By the 11th, Alexandria was on the cusp of falling. Dall’Ora’s corps was redeploying to begin a push southward along the Nile River with the intent of establishing some sort of defensive line somewhere. Heading any deeper into Africa than was necessary for a safe defense was a foolish idea. Bergonzoli, meanwhile, had reached the Suez Canal but the guns of British gunboats patrolling the Canal prevented him from crossing. He decided to head north along the Canal until he could find a place to cross. It was necessary to prevent the Mediterranean Fleet from escaping.
Bergonzoli reaching the Canal and other Italian activities in Egypt that spell trouble for the British.

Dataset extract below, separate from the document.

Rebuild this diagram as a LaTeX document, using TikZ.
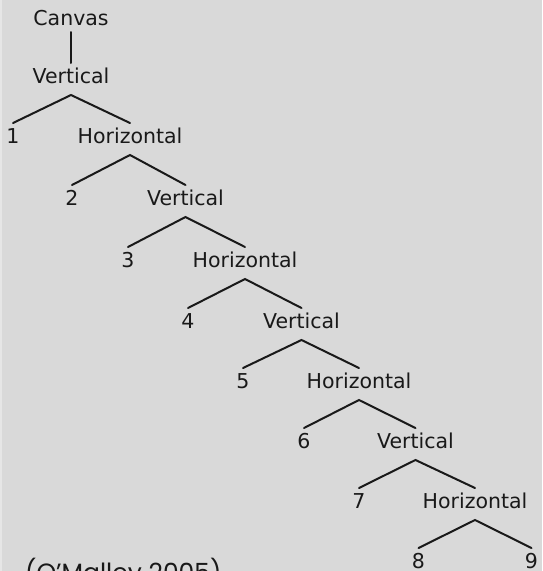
\documentclass[tikz,border=0pt]{standalone}
\usepackage{fontspec}
\setmainfont{DejaVu Sans}
\newfontfamily\capfont{Poppins}
\usetikzlibrary{calc}
\definecolor{bg}{HTML}{D9D9D9}
\definecolor{bgedge}{HTML}{E6E6E6}
\begin{document}
\begin{tikzpicture}[x=1pt,y=-1pt,
  lbl/.style={anchor=base,inner sep=0pt,text=black!90,font=\fontsize{20.5}{24}\selectfont},
  branch/.style={line width=2pt,line cap=round,black!90}]
\fill[bg] (0,0) rectangle (542,571);
\fill[bgedge] (0,0) rectangle (2,571);
\useasboundingbox (0,0) rectangle (542,571);
\clip (0,0) rectangle (542,571);
% nodes (baselines = cap top + 15)
\node[lbl] (canvas) at (71,25) {Canvas};
\node[lbl] (v1) at (71,83) {Vertical};
\node[lbl] (n1) at (13,143) {1};
\node[lbl] (h2) at (130,143) {Horizontal};
\node[lbl] (n2) at (72,205) {2};
\node[lbl] (v3) at (185.5,205) {Vertical};
\node[lbl] (n3) at (128,267) {3};
\node[lbl] (h4) at (245,267) {Horizontal};
\node[lbl] (n4) at (188,328) {4};
\node[lbl] (v5) at (301.5,328) {Vertical};
\node[lbl] (n5) at (243,388) {5};
\node[lbl] (h6) at (359,388) {Horizontal};
\node[lbl] (n6) at (304,448) {6};
\node[lbl] (v7) at (415.5,448) {Vertical};
\node[lbl] (n7) at (359,508) {7};
\node[lbl] (h8) at (475,508) {Horizontal};
\node[lbl] (n8) at (418.5,568) {8};
\node[lbl] (n9) at (531.5,568) {9};
% caption
\node[anchor=base west,inner sep=0pt,text=black!90,font=\capfont\fontsize{25}{30}\selectfont] (cap) at (25,581) {(O’Malley 2005)};
% connectors
\draw[branch] ($(canvas.base)+(0,7)$) -- ($(v1.base)+(0,-20)$);
\foreach \p/\l/\r in {v1/n1/h2, h2/n2/v3, v3/n3/h4, h4/n4/v5, v5/n5/h6, h6/n6/v7, v7/n7/h8, h8/n8/n9}{
  \draw[branch] ($(\l.base)+(0,-20)$) -- ($(\p.base)+(0,12)$) -- ($(\r.base)+(0,-20)$);
}
\end{tikzpicture}
\end{document}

Alexandria fell mere hours after Bergonzoli reached the Canal. Nearly six hundred Italians and over twelve hundred British soldiers died for the city, but it was finally open for conquest and would fall by the 15th. On the 14th, the Royal Navy continued its evacuation of Alexandria. A fleet of twelve units under Ingram fled the port, containing such notable ships a the battlecruiser Hood. By this time, the Italian submarine tripwire had called Campioni’s fleet to within striking distance. Flying from north of Crete, Italian carrier pilots bombed the British ships as they were engaged by submarines. Many British ships were damaged, including the heavy cruisers HMS Sussex and HMS Shropshire. The HMS Hood and the light cruiser HMS Leander were sunk. This was, however, only a prelude to what was to occur on the 15th. The rest of the Mediterranean Fleet fled the harbor upon the fall of the city. By evening on the 15th the coast of Egypt was thronging with British ships: a total of eighty units were steaming out of port and heading east. This included the Rodney, the Renown and two fleet carriers: the Courageous and the Glorious. The Mediterranean Fleet by itself outnumbered the entire Regia Marina!
Oh shit.
The British Mediterranean Fleet had revealed its numerical superiority, but not its moral superiority. Rather than seeking out the Italian fleet and attempting to force a battle in the Mahanian tradition that it cherished, it instead began fleeing eastward toward Haifa. They would not flee the Mediterranean, but they would not fight. Perhaps the British chiefs of staff envisaged it as such a huge force that it could exist, isolated, as a fleet-in-being for long enough that a British counterattack from the Sudan or Palestine could throw Vercellino’s army back. Perhaps reinforcements were rushing from Britain. It was impossible to know what the British were truly planning.